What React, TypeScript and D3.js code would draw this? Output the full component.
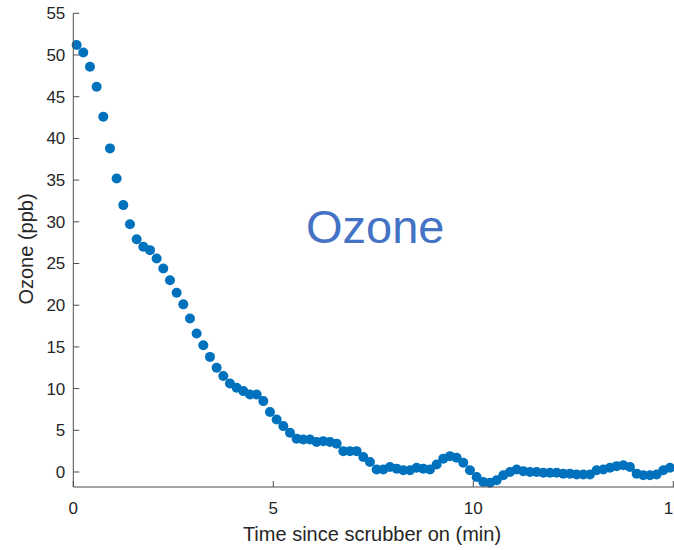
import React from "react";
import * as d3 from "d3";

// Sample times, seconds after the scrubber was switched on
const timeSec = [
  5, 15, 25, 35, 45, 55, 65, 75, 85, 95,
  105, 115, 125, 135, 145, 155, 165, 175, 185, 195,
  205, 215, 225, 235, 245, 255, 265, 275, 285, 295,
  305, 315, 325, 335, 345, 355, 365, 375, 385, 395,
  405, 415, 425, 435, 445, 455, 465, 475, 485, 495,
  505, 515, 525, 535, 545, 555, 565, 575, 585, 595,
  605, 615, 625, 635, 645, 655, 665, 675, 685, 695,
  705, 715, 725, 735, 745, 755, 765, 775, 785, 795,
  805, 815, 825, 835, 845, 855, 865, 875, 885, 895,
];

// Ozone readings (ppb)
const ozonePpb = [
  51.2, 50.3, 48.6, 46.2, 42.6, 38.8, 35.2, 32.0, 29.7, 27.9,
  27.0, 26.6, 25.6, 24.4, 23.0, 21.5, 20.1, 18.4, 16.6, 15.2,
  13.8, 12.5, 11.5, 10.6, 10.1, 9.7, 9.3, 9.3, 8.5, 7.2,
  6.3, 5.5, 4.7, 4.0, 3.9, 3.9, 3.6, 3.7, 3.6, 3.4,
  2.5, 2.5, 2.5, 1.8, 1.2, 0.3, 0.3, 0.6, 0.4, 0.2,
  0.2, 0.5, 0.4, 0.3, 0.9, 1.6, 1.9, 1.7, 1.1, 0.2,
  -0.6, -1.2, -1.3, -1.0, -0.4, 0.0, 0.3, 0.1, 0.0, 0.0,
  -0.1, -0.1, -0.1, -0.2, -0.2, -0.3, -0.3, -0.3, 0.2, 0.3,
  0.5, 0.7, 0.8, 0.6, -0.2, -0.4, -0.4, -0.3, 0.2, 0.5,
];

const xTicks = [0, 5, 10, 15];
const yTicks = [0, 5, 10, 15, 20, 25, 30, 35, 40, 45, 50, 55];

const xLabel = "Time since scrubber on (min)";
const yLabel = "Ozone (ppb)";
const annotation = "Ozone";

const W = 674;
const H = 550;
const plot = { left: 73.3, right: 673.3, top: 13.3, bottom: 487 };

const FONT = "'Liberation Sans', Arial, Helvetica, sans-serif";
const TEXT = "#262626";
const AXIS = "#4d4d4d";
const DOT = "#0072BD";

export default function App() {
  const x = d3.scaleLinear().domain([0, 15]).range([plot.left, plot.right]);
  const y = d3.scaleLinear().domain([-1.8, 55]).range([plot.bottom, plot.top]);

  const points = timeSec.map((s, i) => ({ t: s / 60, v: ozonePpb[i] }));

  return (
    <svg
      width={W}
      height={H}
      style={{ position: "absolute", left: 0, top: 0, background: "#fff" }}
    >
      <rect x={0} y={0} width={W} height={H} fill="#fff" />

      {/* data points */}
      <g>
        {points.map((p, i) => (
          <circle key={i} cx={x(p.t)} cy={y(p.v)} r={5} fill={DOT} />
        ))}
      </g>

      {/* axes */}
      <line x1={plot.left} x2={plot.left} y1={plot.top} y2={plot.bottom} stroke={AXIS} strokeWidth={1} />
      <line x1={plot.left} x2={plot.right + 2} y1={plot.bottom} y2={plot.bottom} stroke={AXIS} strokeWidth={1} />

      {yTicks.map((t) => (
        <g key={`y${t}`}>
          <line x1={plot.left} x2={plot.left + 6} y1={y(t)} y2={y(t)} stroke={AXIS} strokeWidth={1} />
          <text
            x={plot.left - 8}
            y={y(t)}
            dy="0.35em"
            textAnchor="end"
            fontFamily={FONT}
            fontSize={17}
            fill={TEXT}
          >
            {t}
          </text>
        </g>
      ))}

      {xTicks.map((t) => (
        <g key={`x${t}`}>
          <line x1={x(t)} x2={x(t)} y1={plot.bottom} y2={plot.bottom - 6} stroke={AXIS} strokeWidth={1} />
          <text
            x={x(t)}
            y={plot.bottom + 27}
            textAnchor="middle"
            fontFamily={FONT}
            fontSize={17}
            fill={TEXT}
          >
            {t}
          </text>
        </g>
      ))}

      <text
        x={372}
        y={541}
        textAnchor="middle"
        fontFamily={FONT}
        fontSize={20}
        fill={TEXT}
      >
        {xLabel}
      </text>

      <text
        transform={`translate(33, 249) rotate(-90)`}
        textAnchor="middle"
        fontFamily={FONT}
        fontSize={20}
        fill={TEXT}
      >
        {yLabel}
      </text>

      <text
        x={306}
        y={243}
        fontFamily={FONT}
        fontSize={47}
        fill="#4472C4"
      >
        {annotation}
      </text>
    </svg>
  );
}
------------
◆ Task prompt ◆
From the first line above through the line containing "import * as", copy everything exactly, without the pictures.

◆ Task answer ◆
What React, TypeScript and D3.js code would draw this? Output the full component.
import React from "react";
import * as d3 from "d3";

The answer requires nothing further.